• _WORK INSTRUCTIONS_
Exactly reproduce the lines that run from the one containing "Output the Python" through the one containing "from matplotlib.ticker import", ends included, with no pictures.

───── DATA SUPPLIED

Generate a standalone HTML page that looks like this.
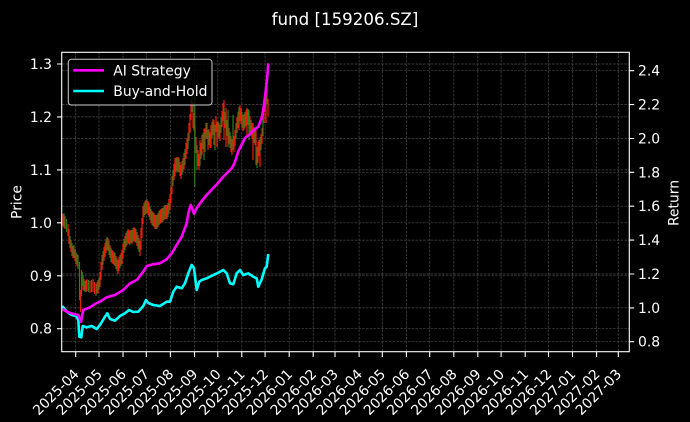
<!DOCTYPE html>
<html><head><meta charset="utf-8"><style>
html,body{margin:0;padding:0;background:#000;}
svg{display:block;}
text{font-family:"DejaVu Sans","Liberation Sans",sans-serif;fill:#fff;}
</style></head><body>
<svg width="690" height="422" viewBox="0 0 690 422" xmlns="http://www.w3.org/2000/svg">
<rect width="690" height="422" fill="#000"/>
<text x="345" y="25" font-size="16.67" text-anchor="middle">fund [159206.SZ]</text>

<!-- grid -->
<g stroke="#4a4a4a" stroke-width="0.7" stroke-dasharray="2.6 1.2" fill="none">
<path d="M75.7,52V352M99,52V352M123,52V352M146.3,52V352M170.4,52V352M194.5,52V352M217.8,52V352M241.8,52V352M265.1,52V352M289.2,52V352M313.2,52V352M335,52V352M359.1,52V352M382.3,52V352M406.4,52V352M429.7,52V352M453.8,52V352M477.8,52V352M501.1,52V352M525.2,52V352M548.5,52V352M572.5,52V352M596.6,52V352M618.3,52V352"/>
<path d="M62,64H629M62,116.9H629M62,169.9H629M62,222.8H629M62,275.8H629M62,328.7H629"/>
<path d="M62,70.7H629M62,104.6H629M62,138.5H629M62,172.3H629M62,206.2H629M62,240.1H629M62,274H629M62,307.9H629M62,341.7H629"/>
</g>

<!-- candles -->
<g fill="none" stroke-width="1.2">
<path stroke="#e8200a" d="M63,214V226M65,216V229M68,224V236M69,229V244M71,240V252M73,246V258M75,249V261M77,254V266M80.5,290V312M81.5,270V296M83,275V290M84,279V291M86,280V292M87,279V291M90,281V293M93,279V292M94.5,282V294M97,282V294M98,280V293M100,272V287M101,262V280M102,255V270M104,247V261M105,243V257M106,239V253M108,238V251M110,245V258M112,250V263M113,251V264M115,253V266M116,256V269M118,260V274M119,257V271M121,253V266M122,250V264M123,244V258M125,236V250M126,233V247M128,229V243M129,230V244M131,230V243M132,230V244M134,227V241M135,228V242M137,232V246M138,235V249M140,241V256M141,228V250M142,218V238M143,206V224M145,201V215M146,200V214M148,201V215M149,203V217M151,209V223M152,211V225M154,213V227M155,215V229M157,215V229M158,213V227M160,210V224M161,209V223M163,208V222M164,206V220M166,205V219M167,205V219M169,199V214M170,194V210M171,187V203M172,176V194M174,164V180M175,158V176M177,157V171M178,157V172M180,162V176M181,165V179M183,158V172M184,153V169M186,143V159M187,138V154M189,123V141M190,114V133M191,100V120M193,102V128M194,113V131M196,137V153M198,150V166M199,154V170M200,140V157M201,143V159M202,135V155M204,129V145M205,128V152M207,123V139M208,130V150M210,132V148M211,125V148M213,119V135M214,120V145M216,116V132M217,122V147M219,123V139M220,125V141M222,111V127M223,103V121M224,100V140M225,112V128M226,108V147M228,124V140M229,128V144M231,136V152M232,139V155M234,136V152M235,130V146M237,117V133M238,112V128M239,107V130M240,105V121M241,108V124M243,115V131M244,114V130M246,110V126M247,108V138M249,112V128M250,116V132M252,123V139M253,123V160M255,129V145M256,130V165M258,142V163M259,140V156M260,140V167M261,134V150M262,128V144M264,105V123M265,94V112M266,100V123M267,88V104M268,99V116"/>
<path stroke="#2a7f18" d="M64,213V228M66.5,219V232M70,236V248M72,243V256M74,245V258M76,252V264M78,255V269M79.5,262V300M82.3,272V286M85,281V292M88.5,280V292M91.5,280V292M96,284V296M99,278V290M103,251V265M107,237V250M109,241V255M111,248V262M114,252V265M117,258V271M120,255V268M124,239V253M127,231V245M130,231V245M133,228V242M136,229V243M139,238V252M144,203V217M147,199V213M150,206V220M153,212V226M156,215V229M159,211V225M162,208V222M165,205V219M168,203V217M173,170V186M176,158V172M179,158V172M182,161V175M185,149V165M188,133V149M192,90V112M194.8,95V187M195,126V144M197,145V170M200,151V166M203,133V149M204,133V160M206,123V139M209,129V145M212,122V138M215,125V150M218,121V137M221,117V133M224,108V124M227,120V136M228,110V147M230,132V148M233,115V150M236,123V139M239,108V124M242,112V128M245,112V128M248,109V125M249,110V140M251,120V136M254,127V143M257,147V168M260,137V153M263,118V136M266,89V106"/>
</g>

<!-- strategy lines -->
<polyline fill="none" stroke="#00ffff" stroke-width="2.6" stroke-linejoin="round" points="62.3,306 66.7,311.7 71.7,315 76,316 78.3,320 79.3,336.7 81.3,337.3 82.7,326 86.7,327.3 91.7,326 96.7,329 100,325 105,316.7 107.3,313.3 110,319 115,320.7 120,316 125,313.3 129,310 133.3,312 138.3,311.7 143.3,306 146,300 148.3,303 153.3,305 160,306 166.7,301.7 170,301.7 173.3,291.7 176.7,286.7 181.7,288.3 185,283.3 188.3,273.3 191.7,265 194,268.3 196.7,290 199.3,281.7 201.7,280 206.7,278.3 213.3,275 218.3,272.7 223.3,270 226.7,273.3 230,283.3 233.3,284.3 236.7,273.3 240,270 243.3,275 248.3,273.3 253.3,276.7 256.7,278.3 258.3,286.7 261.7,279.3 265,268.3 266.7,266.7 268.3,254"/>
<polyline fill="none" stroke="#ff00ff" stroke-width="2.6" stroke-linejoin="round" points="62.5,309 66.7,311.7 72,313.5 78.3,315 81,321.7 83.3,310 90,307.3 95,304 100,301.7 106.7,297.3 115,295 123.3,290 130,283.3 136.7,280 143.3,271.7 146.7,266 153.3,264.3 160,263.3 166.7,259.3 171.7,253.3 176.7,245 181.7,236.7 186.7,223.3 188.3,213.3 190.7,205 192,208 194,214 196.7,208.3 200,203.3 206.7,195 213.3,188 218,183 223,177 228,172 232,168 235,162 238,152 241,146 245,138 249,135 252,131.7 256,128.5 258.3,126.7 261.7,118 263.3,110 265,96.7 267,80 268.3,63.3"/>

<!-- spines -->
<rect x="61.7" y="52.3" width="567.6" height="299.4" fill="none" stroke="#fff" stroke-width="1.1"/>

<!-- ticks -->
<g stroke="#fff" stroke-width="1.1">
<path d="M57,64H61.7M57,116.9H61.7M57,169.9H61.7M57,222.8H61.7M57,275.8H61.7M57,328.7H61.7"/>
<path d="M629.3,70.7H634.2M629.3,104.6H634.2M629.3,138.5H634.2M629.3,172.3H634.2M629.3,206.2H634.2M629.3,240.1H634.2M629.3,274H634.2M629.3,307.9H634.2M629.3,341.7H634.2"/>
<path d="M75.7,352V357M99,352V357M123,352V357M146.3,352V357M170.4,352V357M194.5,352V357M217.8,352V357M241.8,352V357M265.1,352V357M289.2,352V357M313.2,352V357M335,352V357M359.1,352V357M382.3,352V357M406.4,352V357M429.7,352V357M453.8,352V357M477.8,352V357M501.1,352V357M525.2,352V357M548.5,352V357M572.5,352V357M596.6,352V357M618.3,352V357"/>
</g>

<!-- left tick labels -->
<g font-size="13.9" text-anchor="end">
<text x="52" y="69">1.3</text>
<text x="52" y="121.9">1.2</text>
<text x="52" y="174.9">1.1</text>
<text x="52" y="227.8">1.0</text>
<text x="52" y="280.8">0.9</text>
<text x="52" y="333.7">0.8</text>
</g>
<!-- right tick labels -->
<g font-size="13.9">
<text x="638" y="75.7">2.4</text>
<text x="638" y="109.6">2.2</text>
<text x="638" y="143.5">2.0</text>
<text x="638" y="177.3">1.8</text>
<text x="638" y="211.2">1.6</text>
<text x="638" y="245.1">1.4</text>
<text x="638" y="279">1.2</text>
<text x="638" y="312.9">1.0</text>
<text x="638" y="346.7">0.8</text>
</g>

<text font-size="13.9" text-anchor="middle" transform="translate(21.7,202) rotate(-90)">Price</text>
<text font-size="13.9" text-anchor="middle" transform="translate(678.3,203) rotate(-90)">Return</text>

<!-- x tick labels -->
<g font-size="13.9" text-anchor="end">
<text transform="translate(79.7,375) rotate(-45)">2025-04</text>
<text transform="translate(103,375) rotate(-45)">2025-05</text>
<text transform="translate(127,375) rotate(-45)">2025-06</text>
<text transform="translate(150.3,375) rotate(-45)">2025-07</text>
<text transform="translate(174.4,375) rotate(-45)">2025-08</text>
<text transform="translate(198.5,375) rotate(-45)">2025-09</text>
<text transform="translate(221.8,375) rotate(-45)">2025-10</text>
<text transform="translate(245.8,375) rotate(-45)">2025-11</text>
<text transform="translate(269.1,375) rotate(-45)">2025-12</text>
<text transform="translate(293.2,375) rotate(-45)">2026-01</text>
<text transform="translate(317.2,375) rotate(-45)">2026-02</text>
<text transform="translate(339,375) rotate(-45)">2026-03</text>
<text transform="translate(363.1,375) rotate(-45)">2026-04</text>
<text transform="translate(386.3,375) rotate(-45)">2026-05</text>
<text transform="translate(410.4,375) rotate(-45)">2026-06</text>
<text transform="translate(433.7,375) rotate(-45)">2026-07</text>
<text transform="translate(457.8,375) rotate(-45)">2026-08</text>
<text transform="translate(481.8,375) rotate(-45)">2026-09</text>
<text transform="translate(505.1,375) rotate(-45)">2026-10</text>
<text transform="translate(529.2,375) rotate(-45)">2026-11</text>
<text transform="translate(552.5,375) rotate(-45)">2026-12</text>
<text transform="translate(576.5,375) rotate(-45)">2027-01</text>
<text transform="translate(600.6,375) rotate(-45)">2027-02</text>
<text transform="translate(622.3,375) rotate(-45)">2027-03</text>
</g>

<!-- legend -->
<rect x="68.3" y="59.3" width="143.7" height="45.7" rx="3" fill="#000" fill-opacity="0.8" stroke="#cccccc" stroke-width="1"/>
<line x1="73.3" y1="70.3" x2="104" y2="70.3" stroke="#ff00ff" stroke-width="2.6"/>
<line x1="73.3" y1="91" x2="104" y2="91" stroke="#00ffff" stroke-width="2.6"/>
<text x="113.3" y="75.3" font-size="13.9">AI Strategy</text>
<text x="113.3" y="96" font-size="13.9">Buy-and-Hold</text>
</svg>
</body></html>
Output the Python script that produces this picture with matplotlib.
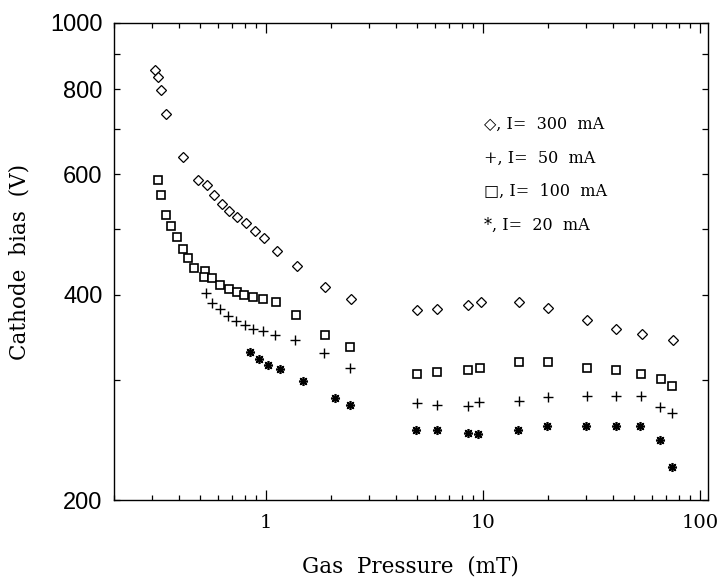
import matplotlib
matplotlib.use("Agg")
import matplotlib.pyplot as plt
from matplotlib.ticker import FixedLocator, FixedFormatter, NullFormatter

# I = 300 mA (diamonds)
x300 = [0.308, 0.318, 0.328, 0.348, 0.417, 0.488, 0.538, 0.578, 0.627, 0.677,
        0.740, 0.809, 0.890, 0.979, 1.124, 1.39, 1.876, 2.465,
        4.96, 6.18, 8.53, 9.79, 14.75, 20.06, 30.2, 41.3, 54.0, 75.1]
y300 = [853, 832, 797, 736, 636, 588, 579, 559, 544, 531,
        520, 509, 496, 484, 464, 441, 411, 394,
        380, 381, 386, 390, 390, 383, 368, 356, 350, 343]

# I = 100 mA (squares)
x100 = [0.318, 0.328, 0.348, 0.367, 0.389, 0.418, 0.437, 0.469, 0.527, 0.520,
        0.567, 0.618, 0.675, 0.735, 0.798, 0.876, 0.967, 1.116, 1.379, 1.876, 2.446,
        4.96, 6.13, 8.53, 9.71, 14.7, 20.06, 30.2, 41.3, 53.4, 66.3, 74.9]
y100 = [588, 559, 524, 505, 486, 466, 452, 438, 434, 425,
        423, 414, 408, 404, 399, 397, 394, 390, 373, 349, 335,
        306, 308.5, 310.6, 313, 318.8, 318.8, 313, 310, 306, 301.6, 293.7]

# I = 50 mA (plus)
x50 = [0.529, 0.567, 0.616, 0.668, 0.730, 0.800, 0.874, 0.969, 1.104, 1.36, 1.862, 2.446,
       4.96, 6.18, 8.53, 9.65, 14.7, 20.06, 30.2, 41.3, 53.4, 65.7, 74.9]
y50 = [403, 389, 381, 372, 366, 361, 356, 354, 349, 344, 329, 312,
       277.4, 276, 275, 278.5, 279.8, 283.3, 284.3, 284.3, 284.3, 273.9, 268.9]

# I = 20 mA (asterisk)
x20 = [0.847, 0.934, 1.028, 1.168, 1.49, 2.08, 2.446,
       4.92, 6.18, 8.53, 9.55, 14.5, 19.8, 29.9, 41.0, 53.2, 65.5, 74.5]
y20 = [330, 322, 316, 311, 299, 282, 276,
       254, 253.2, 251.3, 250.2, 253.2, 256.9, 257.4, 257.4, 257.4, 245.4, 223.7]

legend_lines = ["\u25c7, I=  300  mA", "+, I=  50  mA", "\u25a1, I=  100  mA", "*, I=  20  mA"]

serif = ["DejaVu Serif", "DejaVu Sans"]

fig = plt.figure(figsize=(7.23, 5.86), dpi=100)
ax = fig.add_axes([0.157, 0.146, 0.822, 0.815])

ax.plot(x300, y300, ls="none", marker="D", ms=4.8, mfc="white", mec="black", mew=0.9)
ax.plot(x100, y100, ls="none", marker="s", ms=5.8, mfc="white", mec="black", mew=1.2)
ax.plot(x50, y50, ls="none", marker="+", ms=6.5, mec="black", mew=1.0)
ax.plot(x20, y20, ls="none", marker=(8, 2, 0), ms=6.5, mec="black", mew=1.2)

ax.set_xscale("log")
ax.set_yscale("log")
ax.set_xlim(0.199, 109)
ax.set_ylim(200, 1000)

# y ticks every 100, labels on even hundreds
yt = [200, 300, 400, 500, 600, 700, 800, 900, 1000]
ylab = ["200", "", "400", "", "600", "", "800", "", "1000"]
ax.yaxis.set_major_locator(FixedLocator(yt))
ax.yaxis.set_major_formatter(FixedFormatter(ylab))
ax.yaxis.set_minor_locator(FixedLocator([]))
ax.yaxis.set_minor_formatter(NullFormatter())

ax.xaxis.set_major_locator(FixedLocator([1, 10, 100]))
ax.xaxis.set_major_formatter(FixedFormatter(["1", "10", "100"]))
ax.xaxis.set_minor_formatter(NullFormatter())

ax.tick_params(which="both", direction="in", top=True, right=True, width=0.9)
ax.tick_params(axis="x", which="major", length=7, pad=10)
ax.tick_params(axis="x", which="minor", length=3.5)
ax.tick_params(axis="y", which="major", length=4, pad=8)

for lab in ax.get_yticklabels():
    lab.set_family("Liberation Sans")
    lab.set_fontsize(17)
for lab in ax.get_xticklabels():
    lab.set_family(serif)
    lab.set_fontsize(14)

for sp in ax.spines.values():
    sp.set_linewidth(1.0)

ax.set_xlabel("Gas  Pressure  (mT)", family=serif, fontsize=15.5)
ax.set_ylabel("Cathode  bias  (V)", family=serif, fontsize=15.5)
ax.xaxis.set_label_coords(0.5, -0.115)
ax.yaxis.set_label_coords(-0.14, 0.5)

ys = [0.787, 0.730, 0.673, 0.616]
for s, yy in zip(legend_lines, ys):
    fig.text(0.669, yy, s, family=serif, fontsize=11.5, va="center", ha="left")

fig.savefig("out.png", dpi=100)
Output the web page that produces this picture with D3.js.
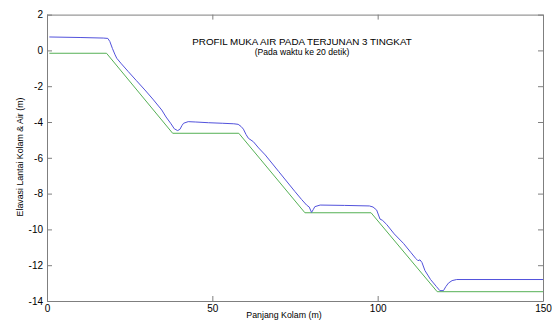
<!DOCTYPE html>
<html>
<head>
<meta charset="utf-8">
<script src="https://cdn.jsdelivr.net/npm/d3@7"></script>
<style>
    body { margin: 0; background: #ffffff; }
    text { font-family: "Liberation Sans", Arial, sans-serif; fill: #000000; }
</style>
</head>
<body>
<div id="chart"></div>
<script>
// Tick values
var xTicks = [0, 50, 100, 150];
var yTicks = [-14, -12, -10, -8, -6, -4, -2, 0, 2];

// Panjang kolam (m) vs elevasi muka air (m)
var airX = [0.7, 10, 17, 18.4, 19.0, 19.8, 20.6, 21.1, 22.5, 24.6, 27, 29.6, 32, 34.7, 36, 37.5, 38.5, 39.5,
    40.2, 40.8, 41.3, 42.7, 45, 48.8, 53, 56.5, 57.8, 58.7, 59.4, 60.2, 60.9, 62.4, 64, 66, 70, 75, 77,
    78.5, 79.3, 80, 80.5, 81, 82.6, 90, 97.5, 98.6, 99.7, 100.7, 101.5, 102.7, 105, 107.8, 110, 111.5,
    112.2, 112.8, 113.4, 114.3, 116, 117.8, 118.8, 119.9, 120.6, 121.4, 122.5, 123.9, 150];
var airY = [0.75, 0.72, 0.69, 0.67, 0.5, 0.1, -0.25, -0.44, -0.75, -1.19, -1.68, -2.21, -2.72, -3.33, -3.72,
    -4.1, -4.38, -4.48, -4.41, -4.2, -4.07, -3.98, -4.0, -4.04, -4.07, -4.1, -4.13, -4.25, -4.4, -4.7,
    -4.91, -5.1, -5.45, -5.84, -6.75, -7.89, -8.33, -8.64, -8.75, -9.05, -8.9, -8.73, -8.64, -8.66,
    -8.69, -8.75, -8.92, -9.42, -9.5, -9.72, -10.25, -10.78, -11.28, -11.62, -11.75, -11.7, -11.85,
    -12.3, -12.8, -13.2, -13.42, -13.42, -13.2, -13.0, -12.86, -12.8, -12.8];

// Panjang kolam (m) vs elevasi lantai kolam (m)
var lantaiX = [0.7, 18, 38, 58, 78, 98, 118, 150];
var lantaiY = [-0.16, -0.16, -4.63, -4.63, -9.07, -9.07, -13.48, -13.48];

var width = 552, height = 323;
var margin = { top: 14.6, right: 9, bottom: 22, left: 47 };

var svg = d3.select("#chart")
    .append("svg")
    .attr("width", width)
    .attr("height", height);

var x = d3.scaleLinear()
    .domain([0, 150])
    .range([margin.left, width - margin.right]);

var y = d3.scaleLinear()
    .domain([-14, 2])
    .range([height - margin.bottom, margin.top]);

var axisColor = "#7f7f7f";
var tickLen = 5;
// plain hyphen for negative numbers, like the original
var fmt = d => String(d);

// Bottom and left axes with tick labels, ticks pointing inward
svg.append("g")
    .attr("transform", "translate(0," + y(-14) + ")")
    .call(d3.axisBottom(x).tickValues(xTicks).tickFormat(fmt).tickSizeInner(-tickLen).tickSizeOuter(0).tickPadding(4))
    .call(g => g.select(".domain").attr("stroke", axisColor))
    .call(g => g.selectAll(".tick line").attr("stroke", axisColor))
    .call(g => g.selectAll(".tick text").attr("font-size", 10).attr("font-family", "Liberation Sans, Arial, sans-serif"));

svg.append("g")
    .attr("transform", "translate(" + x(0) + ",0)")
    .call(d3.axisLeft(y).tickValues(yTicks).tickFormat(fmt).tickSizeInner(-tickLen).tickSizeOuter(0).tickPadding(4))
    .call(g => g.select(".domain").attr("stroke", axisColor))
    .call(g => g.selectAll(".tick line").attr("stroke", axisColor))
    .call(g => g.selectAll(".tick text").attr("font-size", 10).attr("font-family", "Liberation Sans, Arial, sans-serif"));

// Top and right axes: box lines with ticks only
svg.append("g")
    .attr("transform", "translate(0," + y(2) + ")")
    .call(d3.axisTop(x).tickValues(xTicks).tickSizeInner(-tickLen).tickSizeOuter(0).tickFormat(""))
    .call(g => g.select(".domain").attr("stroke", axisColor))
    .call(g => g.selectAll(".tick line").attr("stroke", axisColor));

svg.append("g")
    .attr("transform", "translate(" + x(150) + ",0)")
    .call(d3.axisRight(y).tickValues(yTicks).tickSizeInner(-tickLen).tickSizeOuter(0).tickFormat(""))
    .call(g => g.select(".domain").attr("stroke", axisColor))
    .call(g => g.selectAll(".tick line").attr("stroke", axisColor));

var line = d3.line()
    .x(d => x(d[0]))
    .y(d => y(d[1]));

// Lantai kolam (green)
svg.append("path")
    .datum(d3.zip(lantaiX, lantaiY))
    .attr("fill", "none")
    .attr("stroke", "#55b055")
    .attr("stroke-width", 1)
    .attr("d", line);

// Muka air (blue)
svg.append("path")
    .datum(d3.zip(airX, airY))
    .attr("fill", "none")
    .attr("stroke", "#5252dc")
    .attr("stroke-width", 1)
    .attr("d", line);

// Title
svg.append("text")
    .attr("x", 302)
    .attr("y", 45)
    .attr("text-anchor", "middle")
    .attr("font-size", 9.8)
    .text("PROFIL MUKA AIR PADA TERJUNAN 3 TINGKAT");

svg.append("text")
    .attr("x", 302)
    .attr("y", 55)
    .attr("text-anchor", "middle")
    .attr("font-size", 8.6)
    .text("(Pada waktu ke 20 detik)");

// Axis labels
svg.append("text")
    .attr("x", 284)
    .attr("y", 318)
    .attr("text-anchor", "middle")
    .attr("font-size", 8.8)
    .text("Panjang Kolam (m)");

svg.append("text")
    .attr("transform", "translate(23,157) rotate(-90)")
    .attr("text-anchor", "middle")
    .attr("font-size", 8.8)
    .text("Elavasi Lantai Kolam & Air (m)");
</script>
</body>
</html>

──────────

• _EXERCISE SOLUTION_
Output the Python script that produces this picture with matplotlib.
import matplotlib
matplotlib.use("Agg")
import matplotlib.pyplot as plt
from matplotlib.ticker import FixedLocator, FixedFormatter, NullFormatter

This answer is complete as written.